Video artist Sandra Schäfer provides insights into a reconstruction project of Hezbollah after the Lebanon War. And examines how architecture influences memory and identity.
On tracing paper, Rahif Fayad uses a thick black pen to draw a small quadrangle. Rahif Fayad is an architect and the tracing paper rests on a city map of Beirut. “Our project was limited to this,” he says, and points with his index finger at the box that marks out the district of Haret Hreik. As he colors in the square with a pink highlighter pen, he explains that the task at hand was to reconstruct the area, and that this was by no means a conventional district reconstruction. We also had to recreate the social fabric, he explains, especially because the actors involved were in a state of resistance.
Our project was limited to this.
You didn’t need to commemorate the War by preserving the condition of a few destroyed buildings, because war would inevitably return – the endlessly enduring conflict with Israel. His voice, like all the other voices in Sandra Schäfer’s video work “Constructed Futures: Haret Hreik” (2017), comes from off-screen. For her documentary film, the artist found her way into what is outwardly unrecognizable as the headquarters of Hezbollah. During the Lebanon War in 2006 Haret Hreik was severely bombed by the Israeli army and then swiftly reconstructed by Hezbollah.
With clear, unmoving images and stories from various interviewees, over four chapters Schäfer gives an insight into this ideologized reconstruction project, which is punctuated with the political messages of Hezbollah and appears almost as forcible as the destruction itself.
Although, throughout the 27 minutes of the film, Sandra Schäfer remains close to the ideological system of the Shiite militia, she also manages to maintain her distance from it – and not only by means of the off-screen voices, which enhance the pictorial impact of the hermetically sealed spaces in which the ideology appears to simply move in a circle around itself. Even at the beginning of the film, Sandra Schäfer incorporates the sound recording of a security control. She thus clarifies that her intention is to make recordings for a documentary, to exhibit, and that she is not working on behalf of any political party or similar organization.
A construction project of Hezbollah, almost as violent as the destruction itself
In the offices, the manager of the so-called Waad Project subsequently explains the scope and intentions of the measures. It quickly becomes clear: Hezbollah cares for and provides for its followers completely, and they react with loyal devotion. This notion is heightened by the propaganda videos, the screening of which Schäfer films in a conference room – a film within a film, maintaining distance from what is actually being portrayed.
The statements by the architect in the second part of “Constructed Futures: Haret Hreik” ultimately solidify the integration of ideology into the urban space. This aspect forms part of Sandra Schäfer’s artistic doctoral thesis on militant image politics, which she completed in 2018 at the Hochschule für bildende Künste Hamburg (University of Fine Arts of Hamburg). Here, among other things, she addresses the question of how power relationships are expressed in architecture and thus influence memory and identity. This also includes the project “Constructed Futures: Mleeta” (2016) about the Resistance Museum of the same name. Both films were shown at the 66th and 67th Berlinale festivals in the section Forum Expanded.

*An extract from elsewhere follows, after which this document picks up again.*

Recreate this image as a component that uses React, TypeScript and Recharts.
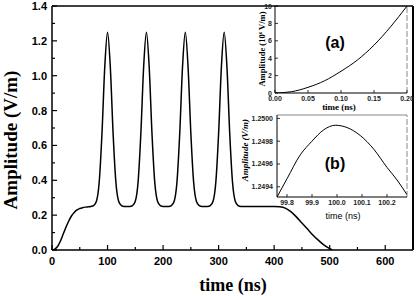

The fact that Schäfer shows only interiors is down to her decision to carry out the filming officially and not in secret. The guidelines enforced by Hezbollah’s media office for filming were too strict and too risky for her. The third chapter takes us to the apartment, also in Haret Hreik, of a former employee of the Waad Project, who talks about her martyred son.
Propaganda and personal grief compete with one another
Along with shots of photos of him and his personal effects, propaganda and private grief compete with one another, their immediacy broken once again by the intervention of an interpreter. If Sandra Schäfer, as she says herself, is researching the methods of both Hezbollah and herself as a producer of images in her dissertation project, it is immediately apparent why she chose “Close-Up” as the second film. After all, this communicates what it aims to convey with the same unity of form and content – both must and can be understood and read only simultaneously.
In his docudrama from the year 1990, Iranian director Abbas Kiarostami interweaves fiction and reality so complexly that he not only throws up questions about the effects of cinema on our lives, but also prompts a reflection of identity and self-expression. Based on a reportage about unemployed con man Hossein Sabzian, this semi-documentary film focuses on his court case. He has tricked an affluent family by posing as famous filmmaker Mohsen Makhmalbaf, getting them to lend him money and frequently staying at their house.
With Sabzian’s agreement, Kiarostami shoots a film about him and is present in the court hearing with his two 16-mm cameras. When he feels misunderstood by the court, Sabzian is supposed to talk into an extra camera trained on him, which captures moments of his remorse in close-up. It is in this, the “close-up” of the film’s title, that the significance of its main subject unfolds. As the great artist Makhamalbaf, Sabzian can show himself in a way he would otherwise never be able to, can express himself in a way that garners the attention and respect of his listeners. Here, the principle applies: There is no deception without someone wanting to be deceived. Ultimately, Sabzian’s self-deception examined in “Close-Up” is reminiscent of those identity-forming ideologies through which one can just as easily deceive oneself.